▶ Supplied information
■ ■ ■ ■ ■

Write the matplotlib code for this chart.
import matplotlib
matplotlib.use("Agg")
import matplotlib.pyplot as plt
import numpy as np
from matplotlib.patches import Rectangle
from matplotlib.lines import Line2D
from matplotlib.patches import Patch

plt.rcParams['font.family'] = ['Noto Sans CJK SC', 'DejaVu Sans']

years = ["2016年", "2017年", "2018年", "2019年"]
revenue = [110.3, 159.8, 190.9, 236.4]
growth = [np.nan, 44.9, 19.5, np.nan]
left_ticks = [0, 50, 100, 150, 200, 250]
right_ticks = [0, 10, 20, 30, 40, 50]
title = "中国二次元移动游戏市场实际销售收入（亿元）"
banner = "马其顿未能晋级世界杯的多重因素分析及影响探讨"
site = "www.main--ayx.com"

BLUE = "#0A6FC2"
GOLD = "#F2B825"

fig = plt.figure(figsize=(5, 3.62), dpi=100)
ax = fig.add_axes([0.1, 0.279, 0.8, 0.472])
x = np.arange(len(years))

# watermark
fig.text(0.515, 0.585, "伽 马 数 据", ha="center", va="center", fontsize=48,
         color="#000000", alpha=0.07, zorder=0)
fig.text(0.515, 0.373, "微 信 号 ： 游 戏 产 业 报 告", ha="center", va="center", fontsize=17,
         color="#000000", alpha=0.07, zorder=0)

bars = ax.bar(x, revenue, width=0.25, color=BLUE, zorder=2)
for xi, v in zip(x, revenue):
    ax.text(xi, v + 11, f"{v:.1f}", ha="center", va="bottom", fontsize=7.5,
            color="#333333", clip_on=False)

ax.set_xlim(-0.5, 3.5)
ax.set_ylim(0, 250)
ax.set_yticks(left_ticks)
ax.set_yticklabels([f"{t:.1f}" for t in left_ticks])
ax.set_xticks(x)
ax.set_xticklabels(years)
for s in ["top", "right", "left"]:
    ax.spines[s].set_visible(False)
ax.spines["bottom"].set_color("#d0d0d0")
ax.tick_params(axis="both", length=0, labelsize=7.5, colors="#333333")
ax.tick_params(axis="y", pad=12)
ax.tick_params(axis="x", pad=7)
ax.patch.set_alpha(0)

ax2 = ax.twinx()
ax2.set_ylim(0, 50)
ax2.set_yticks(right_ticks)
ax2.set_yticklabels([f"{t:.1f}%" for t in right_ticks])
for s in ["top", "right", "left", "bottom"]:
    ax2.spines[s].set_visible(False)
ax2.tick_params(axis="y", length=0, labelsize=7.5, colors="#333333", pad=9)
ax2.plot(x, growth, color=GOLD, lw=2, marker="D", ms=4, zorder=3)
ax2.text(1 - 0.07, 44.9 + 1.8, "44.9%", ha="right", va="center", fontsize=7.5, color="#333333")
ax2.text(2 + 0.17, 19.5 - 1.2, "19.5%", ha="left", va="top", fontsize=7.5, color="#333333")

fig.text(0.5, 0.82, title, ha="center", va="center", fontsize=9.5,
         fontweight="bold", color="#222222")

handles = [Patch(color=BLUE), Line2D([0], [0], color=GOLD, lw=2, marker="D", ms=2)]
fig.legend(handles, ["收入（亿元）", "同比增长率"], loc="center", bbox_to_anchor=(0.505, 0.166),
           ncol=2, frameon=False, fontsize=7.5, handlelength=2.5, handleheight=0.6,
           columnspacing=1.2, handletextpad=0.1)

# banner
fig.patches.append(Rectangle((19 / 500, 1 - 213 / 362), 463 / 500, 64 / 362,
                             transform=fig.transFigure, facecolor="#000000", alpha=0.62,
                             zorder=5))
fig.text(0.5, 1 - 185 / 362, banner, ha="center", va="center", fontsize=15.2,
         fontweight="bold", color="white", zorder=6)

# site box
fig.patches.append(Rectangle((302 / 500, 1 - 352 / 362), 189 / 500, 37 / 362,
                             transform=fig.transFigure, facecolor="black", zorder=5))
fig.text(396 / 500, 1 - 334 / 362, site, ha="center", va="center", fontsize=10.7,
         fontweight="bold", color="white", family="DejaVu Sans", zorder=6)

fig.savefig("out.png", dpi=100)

■ ■ ■ ■ ■

▶ Stated goal
Exactly repeat the lines above, from the opening line through the one with "x = np.arange(len(years))", and include nothing else.

▶ Solution to the problem
Write the matplotlib code for this chart.
import matplotlib
matplotlib.use("Agg")
import matplotlib.pyplot as plt
import numpy as np
from matplotlib.patches import Rectangle
from matplotlib.lines import Line2D
from matplotlib.patches import Patch

plt.rcParams['font.family'] = ['Noto Sans CJK SC', 'DejaVu Sans']

years = ["2016年", "2017年", "2018年", "2019年"]
revenue = [110.3, 159.8, 190.9, 236.4]
growth = [np.nan, 44.9, 19.5, np.nan]
left_ticks = [0, 50, 100, 150, 200, 250]
right_ticks = [0, 10, 20, 30, 40, 50]
title = "中国二次元移动游戏市场实际销售收入（亿元）"
banner = "马其顿未能晋级世界杯的多重因素分析及影响探讨"
site = "www.main--ayx.com"

BLUE = "#0A6FC2"
GOLD = "#F2B825"

fig = plt.figure(figsize=(5, 3.62), dpi=100)
ax = fig.add_axes([0.1, 0.279, 0.8, 0.472])
x = np.arange(len(years))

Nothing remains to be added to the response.